Si sa che Cuba non gode di buona stampa in Italia e in genere nell’Occidente capitalistico. Un po’ per l’intramontabile astio degli Stati Uniti, che a oltre cinquant’anni di distanza dalla Rivoluzione ancora non si rassegnano di aver perso la loro principale colonia, un po’ per la spocchia degli occidentali, onestamente convinti che il resto del mondo debba imparare da loro le sacre leggi del mercato, della democrazia e della libertà.

Sono all’Avana da quasi una settimana oramai, per accompagnare la troupe cinematografica che sta realizzando le riprese per il film The Cuban Wives, diretto dal giovane regista Alberto Dandolo, sulle famiglie dei Cinque eroi cubani, che verrà presentato a partire da novembre in tutti i principali festival cinematografici internazionali. La storia è quella, che vi ho già raccontato su questo blog, dei cinque agenti inviati in Florida per infiltrarsi nei gruppi terroristici che preparavano attentati contro Cuba, agenti arrestati quasi tredici anni fa, condannati per crimini inesistenti e ancora in carcere negli Stati Uniti.

Ne ho approfittato per tornare qualche giorno, per la sesta volta nella mia vita, in quella che già Cristoforo Colombo descrisse come la più bella delle terre. Ma la bellezza di Cuba non è solo nei suoi incomparabili paesaggi e nel blu intenso del suo cielo. Quello che colpisce è la tranquilla e fiera dignità della gente, che sa di appartenere a un Paese che da oltre cinquant’anni ha recuperato il sacro valore dell’indipendenza nazionale. Un Paese che, pur essendo piccolo, insulare e sottoposto a un vero e proprio accerchiamento da parte della massima potenza mondiale, ha garantito una vita degna ai suoi oltre dieci milioni di abitanti e dato al mondo un grande contributo sul piano politico, scientifico, culturale ed umanitario.

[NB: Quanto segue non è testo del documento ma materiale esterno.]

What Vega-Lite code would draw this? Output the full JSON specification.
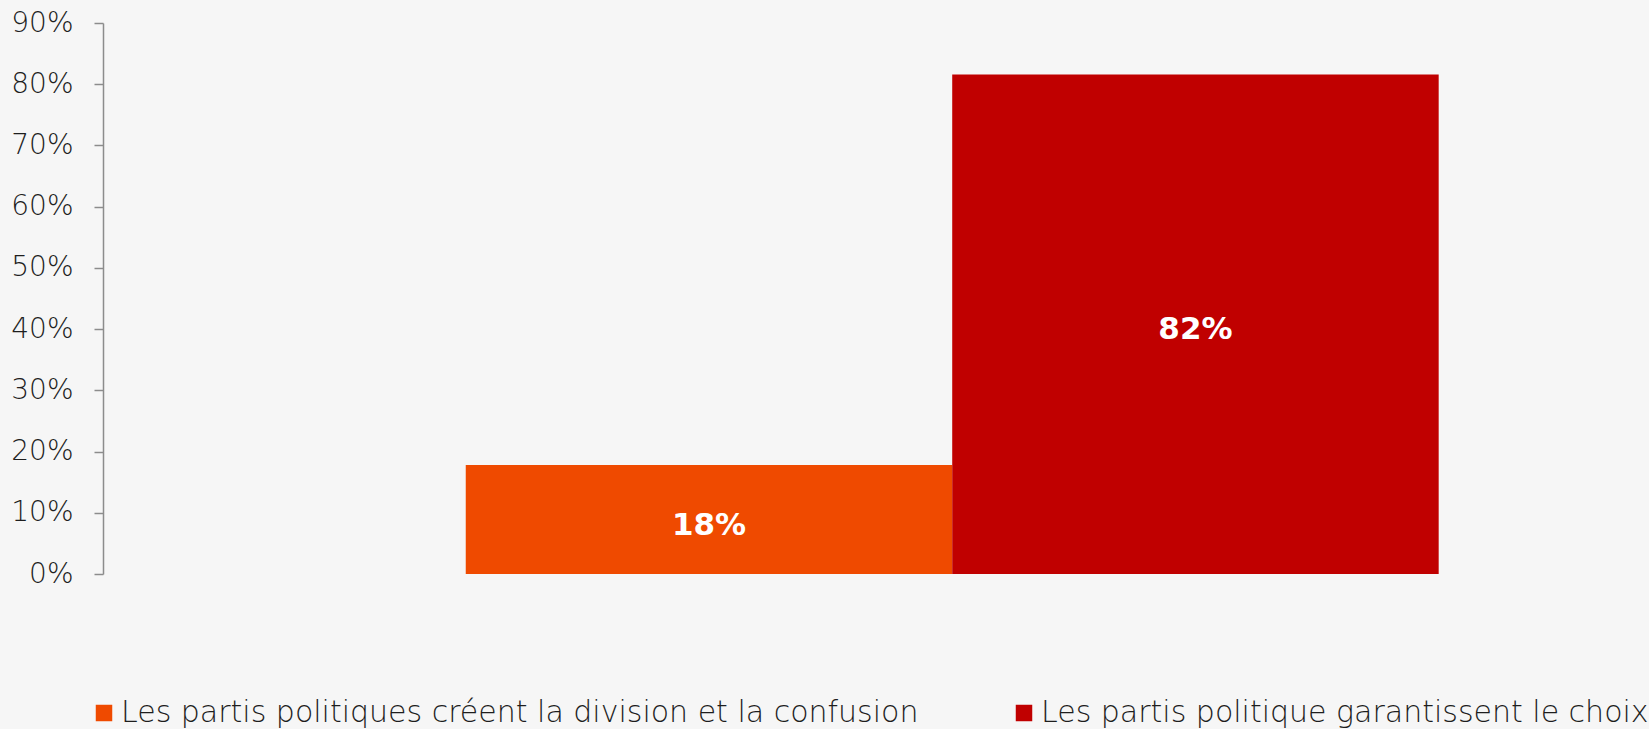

Da questo ultimo punto di vista basti menzionare gli oltre ottomila medici che prestano servizio internazionale nelle situazioni più difficili, dal Pakistan ad Haiti. Le statistiche, come quelle relative alla lunghezza della vita media, e i riconoscimenti ottenuti da organizzazioni internazionali come l’Unesco e l’Oms ci dicono che la qualità della vita a Cuba è alta. La criminalità pressochè assente, a poche decine di chilometri di distanza dal Messico e dal Centroamerica oggi purtroppo vittima della piaga del narcotraffico.

L’ultimo congresso del Partito comunista cubano ha promosso una serie di mutamenti per far fronte alla crisi economica che colpisce tutto il mondo e dare spazio alla piccola imprenditorialità e alla proprietà individuale della casa e delle automobili, un aggiustamento necessario per realizzare quella grande sintesi che oggi appare indispensabile dopo i fallimenti del socialismo reale e quelli, in mezzo ai quali ci troviamo ora, del capitalismo reale. La sfida è importante: conciliare l’indipendenza nazionale con la libertà di espressione, e la soddisfazione dei diritti fondamentali con un certo margine per la libera impresa, migliorando la rivoluzione nel pieno rispetto dei suoi principi di fondo.

Ma si può essere ottimisti, perché il pensiero rivoluzionario, a Cuba, ha profonde e antiche radici autoctone, simbolizzate dalla figura di José Marti. Se si vuole nutrire ancora, nonostante tutto, un po’ di fiducia nell’umanità oggi a rischio per guerre e disastri ambientali, bisogna oggi guardare a questa isola, piccola ma grandissima da un punto di vista morale, e stare al suo fianco, senza se e senza ma, con l’umiltà necessaria per poter essere, se serve, anche critici, nella misura e nel modo giusti.